The problem is that a system designed to make borders more digital is now exposing a very physical constraint: airport lanes, kiosks, scanners, border staff, gate-closing times, and passengers arriving in concentrated waves. In a July 1 open letter to European Commission President Ursula von der Leyen, Airports Council International Europe, Airlines for Europe, and the International Air Transport Association said the current implementation is putting passengers, border authorities, airports, and airlines under “unsustainable pressure.” The groups said waiting times have reached up to five hours at peak periods and warned that July and August will bring roughly 40 million more passengers through European airports than the previous two months.

What EES Changes At The Border

EES applies to non-EU nationals traveling for short stays in countries using the system. Instead of relying on ink stamps and manual calculations of how long a traveler has stayed in the Schengen area, the system registers the person’s identity, travel document data, biometric data, and the date and place of entry and exit. It also records refusals of entry.

For a traveler, the first EES registration is the slowest part. A non-EU passenger may need to scan a passport, provide fingerprints, and have a facial image captured at a kiosk or border booth. Later crossings should be faster because the person’s biometric record can be verified rather than created from scratch, but airports and airlines argue that the initial registration load is still too heavy for peak-season flows.

The Commission’s March launch note said the progressive rollout had already registered more than 45 million border crossings, refused entry to more than 24,000 people, and helped identify more than 600 people considered security risks. More recent reporting from Euronews, citing Commission figures, put the numbers above 40,000 refusals and more than 1,000 identified security risks since rollout. Those figures explain why EU officials are reluctant to treat the system as a failed experiment. EES is doing real enforcement work. The dispute is whether that enforcement can be carried out without breaking airport operations during the busiest months of the year.

Why The Rollout Is Straining Airports

The core failure mode is not mysterious. Biometric identity systems are often described as software platforms, but at an airport they become a queueing problem. Each extra step at the border multiplies when several flights land close together, when first-time travelers need full enrollment, when kiosks are not fully deployed, when national interfaces behave differently, or when passengers need help completing the process.

ACI Europe, A4E, and IATA warned in February that EES registrations during July and August could create border-control waits of up to four hours or more without additional flexibility. Their July 1 letter says temporary relief, including the ability to suspend biometric-data collection until early September, has not prevented excessive queues or operational disruption. The groups are now asking the Commission to let member states completely suspend EES preventively when passenger volumes exceed border-control capacity during July and August, and to create a permanent exceptional-circumstances mechanism by September.

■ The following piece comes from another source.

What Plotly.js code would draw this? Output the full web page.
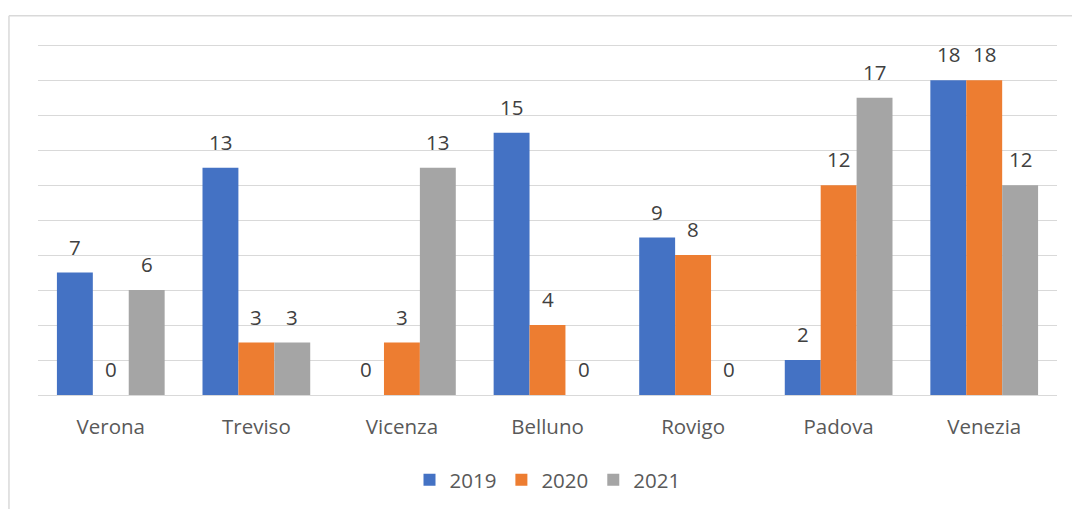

Ryanair has also named specific pressure points. On July 2, the airline listed Tenerife South, Palma, Alicante, Malaga, Milan Bergamo, Krakow, and Paris Beauvais as airports already experiencing major disruption, according to The Guardian. The European Commission has invited the air industry to an urgent meeting on July 7 to discuss the concerns.

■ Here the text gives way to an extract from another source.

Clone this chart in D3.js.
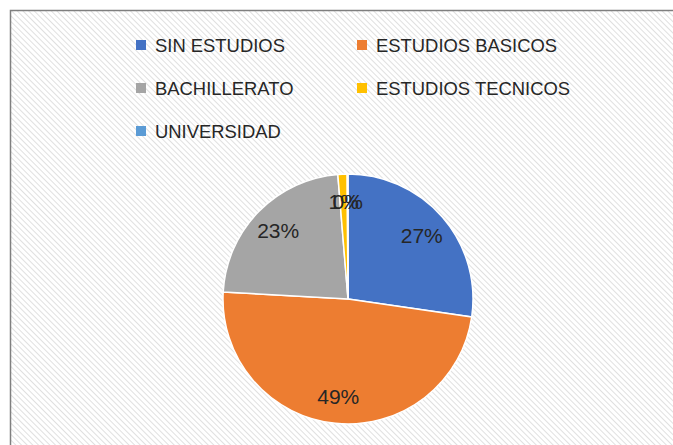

The industry’s argument is not that Europe should abandon border checks. The July 1 letter says the requested pause would mean reverting temporarily to standard Schengen border code checks, including passport stamping, when EES cannot be processed fast enough. That distinction matters because it frames the issue as operational resilience, not opposition to digital borders.

A Digital Identity Lesson Beyond Travel

EES is a useful case study because it shows how digital identity projects can fail in the gap between policy design and real-world throughput. A biometric system can be legally sound, technically deployed, and useful for enforcement while still becoming fragile when it has to process millions of people with luggage, children, connections, delays, language barriers, and uneven local infrastructure.

That lesson extends beyond airports. Governments and platforms are moving more identity checks into everyday workflows, from online age verification and financial onboarding to workplace access, telecom registration, and fraud controls. The hardest part is rarely the abstract idea of verifying identity. It is making the verification process reliable at the moment users actually need it, with enough fallback capacity when the system, the staffing model, or the surrounding hardware cannot keep up.

For travelers heading to Europe this summer, the practical takeaway is simple: build more time into Schengen arrivals, especially on first entry after EES registration, and watch airport and airline guidance for country-specific suspensions. For airport operators and governments, the harder takeaway is that biometric infrastructure should be judged by peak-load behavior, not just whether the central system is online.

If the July 7 meeting produces a broader suspension mechanism, EES could still settle into the role Brussels intended: a digital replacement for passport stamps that improves enforcement without becoming visible to most travelers. If it does not, Europe’s summer airport queues may become an early warning for every large public digital identity rollout that assumes software efficiency can compensate for constrained physical operations.